## BEGIN

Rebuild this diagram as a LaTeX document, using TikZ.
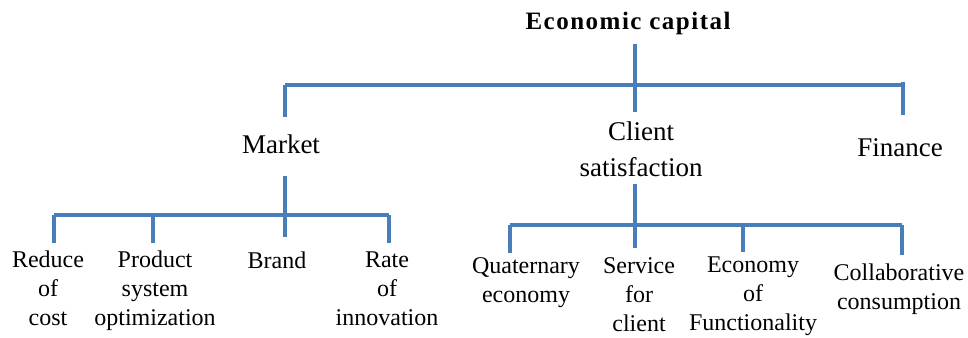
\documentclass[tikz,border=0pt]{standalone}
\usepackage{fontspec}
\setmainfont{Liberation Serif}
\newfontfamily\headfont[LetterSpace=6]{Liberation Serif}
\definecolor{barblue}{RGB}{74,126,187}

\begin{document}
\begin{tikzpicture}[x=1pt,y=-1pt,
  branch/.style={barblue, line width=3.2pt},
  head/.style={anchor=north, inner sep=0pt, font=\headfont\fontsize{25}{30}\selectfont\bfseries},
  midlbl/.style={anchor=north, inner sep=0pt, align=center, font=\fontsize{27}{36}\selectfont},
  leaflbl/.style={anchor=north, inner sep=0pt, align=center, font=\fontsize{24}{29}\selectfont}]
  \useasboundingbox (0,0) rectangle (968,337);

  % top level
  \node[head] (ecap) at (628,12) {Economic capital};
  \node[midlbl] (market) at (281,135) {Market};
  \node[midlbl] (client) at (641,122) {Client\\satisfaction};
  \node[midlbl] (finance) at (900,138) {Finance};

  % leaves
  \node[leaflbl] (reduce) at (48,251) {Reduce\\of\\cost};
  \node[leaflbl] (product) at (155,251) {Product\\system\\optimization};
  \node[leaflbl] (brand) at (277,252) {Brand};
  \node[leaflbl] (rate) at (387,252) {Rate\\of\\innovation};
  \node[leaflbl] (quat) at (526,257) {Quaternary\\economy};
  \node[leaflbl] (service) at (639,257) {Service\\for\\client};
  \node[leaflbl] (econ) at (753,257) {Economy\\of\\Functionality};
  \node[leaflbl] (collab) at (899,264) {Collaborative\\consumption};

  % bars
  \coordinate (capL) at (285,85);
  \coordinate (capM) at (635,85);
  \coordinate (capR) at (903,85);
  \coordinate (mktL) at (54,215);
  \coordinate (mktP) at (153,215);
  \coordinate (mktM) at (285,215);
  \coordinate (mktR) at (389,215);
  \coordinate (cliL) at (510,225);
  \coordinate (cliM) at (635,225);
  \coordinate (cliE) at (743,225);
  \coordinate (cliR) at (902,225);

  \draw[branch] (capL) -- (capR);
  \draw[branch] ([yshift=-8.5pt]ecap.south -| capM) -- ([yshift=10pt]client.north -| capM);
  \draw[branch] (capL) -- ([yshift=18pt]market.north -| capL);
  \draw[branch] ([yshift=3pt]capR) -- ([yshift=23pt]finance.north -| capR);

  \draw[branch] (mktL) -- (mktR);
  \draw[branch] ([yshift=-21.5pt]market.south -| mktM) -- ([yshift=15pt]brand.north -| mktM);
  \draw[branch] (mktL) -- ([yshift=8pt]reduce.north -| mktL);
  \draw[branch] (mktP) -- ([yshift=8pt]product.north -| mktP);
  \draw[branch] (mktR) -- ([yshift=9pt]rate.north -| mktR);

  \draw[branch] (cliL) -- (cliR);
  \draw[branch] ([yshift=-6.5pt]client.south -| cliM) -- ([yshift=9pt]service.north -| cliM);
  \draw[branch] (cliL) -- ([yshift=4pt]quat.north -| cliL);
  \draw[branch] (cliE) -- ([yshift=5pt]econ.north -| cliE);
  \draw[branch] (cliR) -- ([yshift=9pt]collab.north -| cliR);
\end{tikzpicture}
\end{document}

## END

- _INSTRUCTION_:
Output exactly the span of lines from the top of the listing through the line holding "(finance) at (900,138)", and leave every picture out.

- _FINAL RESULT_:
Rebuild this diagram as a LaTeX document, using TikZ.
\documentclass[tikz,border=0pt]{standalone}
\usepackage{fontspec}
\setmainfont{Liberation Serif}
\newfontfamily\headfont[LetterSpace=6]{Liberation Serif}
\definecolor{barblue}{RGB}{74,126,187}

\begin{document}
\begin{tikzpicture}[x=1pt,y=-1pt,
  branch/.style={barblue, line width=3.2pt},
  head/.style={anchor=north, inner sep=0pt, font=\headfont\fontsize{25}{30}\selectfont\bfseries},
  midlbl/.style={anchor=north, inner sep=0pt, align=center, font=\fontsize{27}{36}\selectfont},
  leaflbl/.style={anchor=north, inner sep=0pt, align=center, font=\fontsize{24}{29}\selectfont}]
  \useasboundingbox (0,0) rectangle (968,337);

  % top level
  \node[head] (ecap) at (628,12) {Economic capital};
  \node[midlbl] (market) at (281,135) {Market};
  \node[midlbl] (client) at (641,122) {Client\\satisfaction};
  \node[midlbl] (finance) at (900,138) {Finance};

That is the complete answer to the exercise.